Two seminary students attending Sunday’s New York City protest, Josh Snyder and Ezra Weinberg, told VOA English to Africa reporter Howard Lesser about the goals of the New York rally. 

“It seems organizers wanted the protesters to do three things: they wanted people to text-message the President and to the White House to pressure them to act, and also the UN and to Kofi Annan. Number two was to do a massive phone campaign. And number three was to start spreading a message to other people in America, whether it was just wearing a T-shirt or whatever,” Snyder said. 

Weinberg says that he thought the protest crowd was mainly comprised of organized religious groups from the US and from international non-governmental organizations.

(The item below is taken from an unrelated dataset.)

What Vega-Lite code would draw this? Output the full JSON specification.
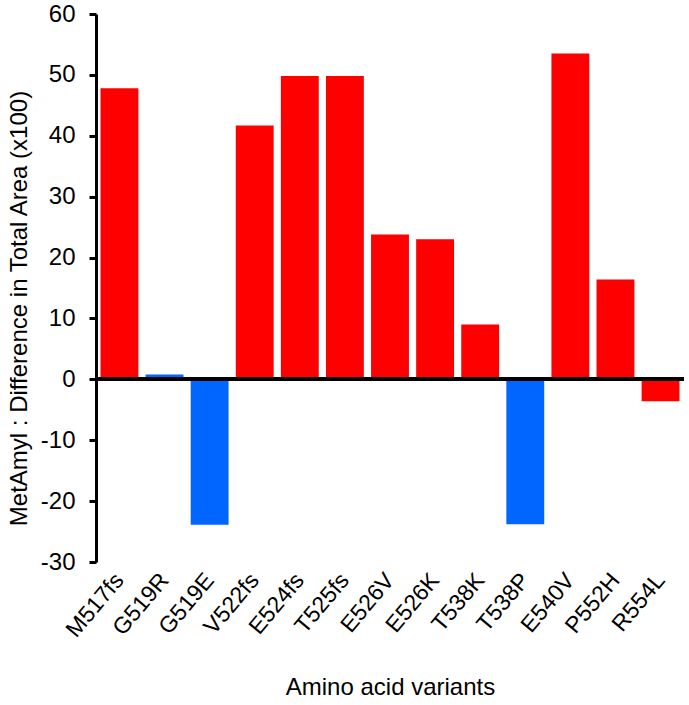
{
  "$schema": "https://vega.github.io/schema/vega-lite/v6.json",
  "autosize": "none",
  "width": 588,
  "height": 548,
  "padding": {"left": 96, "top": 14, "right": 5, "bottom": 143},
  "background": "white",
  "config": {
    "view": {"stroke": null},
    "font": "Liberation Sans",
    "axis": {"labelFont": "Liberation Sans", "titleFont": "Liberation Sans", "labelColor": "black", "titleColor": "black", "titleFontWeight": "normal", "grid": false}
  },
  "data": {
    "values": [
      {"variant": "M517fs", "value": 47.8, "group": "red"},
      {"variant": "G519R", "value": 0.8, "group": "blue"},
      {"variant": "G519E", "value": -23.9, "group": "blue"},
      {"variant": "V522fs", "value": 41.7, "group": "red"},
      {"variant": "E524fs", "value": 49.8, "group": "red"},
      {"variant": "T525fs", "value": 49.8, "group": "red"},
      {"variant": "E526V", "value": 23.8, "group": "red"},
      {"variant": "E526K", "value": 23.0, "group": "red"},
      {"variant": "T538K", "value": 9.0, "group": "red"},
      {"variant": "T538P", "value": -23.8, "group": "blue"},
      {"variant": "E540V", "value": 53.5, "group": "red"},
      {"variant": "P552H", "value": 16.4, "group": "red"},
      {"variant": "R554L", "value": -3.6, "group": "red"}
    ]
  },
  "layer": [
    {
      "mark": {"type": "bar"},
      "encoding": {
        "x": {
          "field": "variant", "type": "nominal", "sort": null,
          "scale": {"paddingInner": 0.16, "paddingOuter": 0.1},
          "axis": {
            "title": "Amino acid variants", "titleFontSize": 24, "titlePadding": 34,
            "labelAngle": -50, "labelFontSize": 23, "labelPadding": 14,
            "ticks": false, "domain": false
          }
        },
        "y": {
          "field": "value", "type": "quantitative",
          "scale": {"domain": [-30, 60], "nice": false, "zero": false},
          "axis": {
            "title": "MetAmyl : Difference in Total Area (x100)", "titleFontSize": 24, "titlePadding": 9, "titleY": 294,
            "values": [-30, -20, -10, 0, 10, 20, 30, 40, 50, 60],
            "labelExpr": "'' + datum.value",
            "labelFontSize": 24, "labelPadding": 14,
            "domainColor": "black", "domainWidth": 3,
            "tickColor": "black", "tickWidth": 3, "tickSize": 7
          }
        },
        "color": {
          "field": "group", "type": "nominal",
          "scale": {"domain": ["red", "blue"], "range": ["#FF0000", "#0066FF"]},
          "legend": null
        }
      }
    },
    {
      "mark": {"type": "rule", "color": "black", "strokeWidth": 3},
      "encoding": {"y": {"datum": 0, "type": "quantitative"}}
    }
  ]
}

“I thought there was a pretty substantial amount of people there. There were congregations, youth groups. I would say a very strong religious turnout, speakers from every faith. It looks like the majority of organizing was happening around the specific NGO’s that deal with this issue; Amnesty International, and the American World Jewish Service. There was more internationally focused NGO’s than local stuff,” Weinberg noted.

Weinberg says that the New York demonstration also attracted speakers from Darfur itself, with first-hand accounts of the atrocities, and also celebrities and journalists who had traveled extensively in the Darfur region.